To understand how much carbon the Earth can store, and how it changes over time, scientists need to count a bewildering number of trees, and track their growth over time. Incredibly, NASA is now using supercomputers to do exactly that.
Scientists from NASA recently partnered with an international team of researchers to map a test area of trees in west Africa using high-resolution satellite images - more than 1.8 billion trees that are found outside of forests, over a swath of more than a half million square miles.
The team used one of the fastest supercomputers in the world (Blue Waters at the University of Illinois) to perform a “deep learning”. They found they could not only count trees that satellites had failed to see before, but they could begin to assess the carbon storage potential of those trees at the same time.
Much of the world’s effort to assess large numbers of trees has focused on well-forested regions. This is why the NASA team sought to focus on isolated trees in drylands and semi-arid regions in West Africa - for a fuller picture.
“These dry areas are white on maps - they are basically masked out because normal satellites just don’t see the trees,” said lead author Martin Brandt in a statement. “They see a forest, but if the tree is isolated, they can’t see it. Now we’re on the way to filling these white spots on the maps. And that’s quite exciting.”
To train the machine-learning algorithms, Brandt, an assistant professor of geography at the University of Copenhagen, marked nearly 90,000 trees spanning different terrains personally - giving the software different shapes and shadows to learn from, and published their new study in Nature.
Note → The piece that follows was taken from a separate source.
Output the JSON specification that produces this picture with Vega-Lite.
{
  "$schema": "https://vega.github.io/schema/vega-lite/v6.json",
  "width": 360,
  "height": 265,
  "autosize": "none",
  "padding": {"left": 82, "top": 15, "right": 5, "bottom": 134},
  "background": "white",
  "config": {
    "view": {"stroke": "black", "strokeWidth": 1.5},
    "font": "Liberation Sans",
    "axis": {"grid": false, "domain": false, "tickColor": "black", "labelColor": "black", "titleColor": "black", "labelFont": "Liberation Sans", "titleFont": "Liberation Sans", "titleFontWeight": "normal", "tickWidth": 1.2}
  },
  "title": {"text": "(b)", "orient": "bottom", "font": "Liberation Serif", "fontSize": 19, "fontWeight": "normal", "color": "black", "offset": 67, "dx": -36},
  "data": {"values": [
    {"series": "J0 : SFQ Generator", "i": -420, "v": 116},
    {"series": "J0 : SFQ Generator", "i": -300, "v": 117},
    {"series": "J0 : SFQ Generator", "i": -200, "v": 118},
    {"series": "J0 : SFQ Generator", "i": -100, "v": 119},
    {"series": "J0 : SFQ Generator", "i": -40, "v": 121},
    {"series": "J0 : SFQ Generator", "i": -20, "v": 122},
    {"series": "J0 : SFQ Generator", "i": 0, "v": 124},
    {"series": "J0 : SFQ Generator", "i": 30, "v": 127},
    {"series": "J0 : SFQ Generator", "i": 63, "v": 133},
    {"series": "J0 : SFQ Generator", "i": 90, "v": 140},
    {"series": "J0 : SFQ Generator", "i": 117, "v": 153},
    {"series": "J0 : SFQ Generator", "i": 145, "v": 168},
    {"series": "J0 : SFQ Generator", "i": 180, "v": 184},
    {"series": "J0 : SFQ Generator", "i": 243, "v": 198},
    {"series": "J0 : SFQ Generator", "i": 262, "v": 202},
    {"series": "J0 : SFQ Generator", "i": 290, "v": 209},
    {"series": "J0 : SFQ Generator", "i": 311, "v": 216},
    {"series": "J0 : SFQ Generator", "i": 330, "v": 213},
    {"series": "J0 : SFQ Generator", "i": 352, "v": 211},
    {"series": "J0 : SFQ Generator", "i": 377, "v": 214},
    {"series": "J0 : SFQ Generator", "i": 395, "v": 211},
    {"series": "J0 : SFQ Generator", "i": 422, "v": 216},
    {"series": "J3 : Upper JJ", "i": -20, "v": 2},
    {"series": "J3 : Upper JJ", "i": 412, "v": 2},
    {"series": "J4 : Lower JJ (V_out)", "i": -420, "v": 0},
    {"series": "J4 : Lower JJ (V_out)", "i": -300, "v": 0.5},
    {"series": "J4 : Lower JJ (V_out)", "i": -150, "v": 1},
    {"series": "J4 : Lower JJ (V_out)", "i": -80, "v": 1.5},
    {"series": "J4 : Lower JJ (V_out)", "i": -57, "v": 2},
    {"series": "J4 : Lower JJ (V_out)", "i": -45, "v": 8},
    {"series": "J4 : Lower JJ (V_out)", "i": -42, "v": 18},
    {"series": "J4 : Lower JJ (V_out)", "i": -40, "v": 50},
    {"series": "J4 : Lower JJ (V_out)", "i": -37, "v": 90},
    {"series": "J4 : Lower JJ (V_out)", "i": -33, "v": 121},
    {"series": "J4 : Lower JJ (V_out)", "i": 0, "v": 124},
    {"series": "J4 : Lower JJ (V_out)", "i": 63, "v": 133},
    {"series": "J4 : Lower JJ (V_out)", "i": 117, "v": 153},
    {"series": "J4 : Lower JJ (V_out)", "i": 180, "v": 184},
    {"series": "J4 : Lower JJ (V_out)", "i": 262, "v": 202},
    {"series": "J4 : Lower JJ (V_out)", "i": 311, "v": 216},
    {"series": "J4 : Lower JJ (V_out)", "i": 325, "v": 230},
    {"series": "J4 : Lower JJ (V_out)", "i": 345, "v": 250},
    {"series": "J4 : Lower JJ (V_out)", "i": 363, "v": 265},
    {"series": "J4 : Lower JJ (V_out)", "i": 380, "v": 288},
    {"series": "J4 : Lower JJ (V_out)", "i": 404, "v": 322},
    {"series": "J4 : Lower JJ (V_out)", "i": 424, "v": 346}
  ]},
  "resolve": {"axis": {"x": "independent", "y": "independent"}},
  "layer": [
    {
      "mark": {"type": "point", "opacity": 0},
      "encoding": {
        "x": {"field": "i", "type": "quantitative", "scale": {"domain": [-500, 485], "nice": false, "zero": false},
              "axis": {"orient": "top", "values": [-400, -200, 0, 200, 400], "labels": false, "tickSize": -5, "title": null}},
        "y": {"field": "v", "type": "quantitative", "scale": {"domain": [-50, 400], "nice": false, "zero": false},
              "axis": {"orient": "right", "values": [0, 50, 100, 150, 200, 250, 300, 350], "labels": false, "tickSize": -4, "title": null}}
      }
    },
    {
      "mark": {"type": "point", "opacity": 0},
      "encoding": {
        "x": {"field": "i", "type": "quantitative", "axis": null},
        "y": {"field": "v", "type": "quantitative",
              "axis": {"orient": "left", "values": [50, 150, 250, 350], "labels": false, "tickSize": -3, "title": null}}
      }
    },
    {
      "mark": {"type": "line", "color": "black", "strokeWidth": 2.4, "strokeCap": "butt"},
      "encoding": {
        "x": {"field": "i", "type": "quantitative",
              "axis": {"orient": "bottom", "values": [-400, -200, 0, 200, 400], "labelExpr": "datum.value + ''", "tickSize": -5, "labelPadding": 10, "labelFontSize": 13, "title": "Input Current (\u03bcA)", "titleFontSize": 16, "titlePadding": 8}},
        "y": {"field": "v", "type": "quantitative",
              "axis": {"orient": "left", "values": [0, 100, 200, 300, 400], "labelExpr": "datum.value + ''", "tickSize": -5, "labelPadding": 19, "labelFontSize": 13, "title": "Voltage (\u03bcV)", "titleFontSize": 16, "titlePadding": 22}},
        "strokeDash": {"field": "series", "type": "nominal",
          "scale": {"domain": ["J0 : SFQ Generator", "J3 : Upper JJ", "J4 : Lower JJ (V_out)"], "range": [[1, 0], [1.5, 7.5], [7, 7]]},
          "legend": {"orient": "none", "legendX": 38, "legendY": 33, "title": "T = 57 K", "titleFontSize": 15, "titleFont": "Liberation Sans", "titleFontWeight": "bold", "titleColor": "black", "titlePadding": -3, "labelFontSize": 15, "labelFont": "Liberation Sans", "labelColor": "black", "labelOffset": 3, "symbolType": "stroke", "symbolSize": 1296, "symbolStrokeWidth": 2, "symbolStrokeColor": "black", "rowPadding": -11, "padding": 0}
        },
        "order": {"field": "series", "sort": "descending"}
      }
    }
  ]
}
With the right training in place, a job that may have taken trained eyes several years to complete took only a few weeks for artificial intelligence.
The team was able to map the crown diameter (the width of a tree viewed from above) of 1.8 billion trees spanning an area of more than 500,000 square miles. They also compared the variability in tree coverage and density under different rainfall patterns - information the team plans on comparing with upcoming tree height and biomass data to identify carbon storage potential.
In the future, assessments of this kind will more effectively track deforestation around the world for conservationists. The overhead data from one year will also be compared to later years for scientists to assess whether conservation efforts are working or not.
Improving our ability to spot trees with satellite images - and to gauge their carbon storage potential - will enable climate scientists to make accurate global measurements of carbon storage on land. It will be one of the vital tools we need at a time when storing excess carbon is becoming ever more crucial.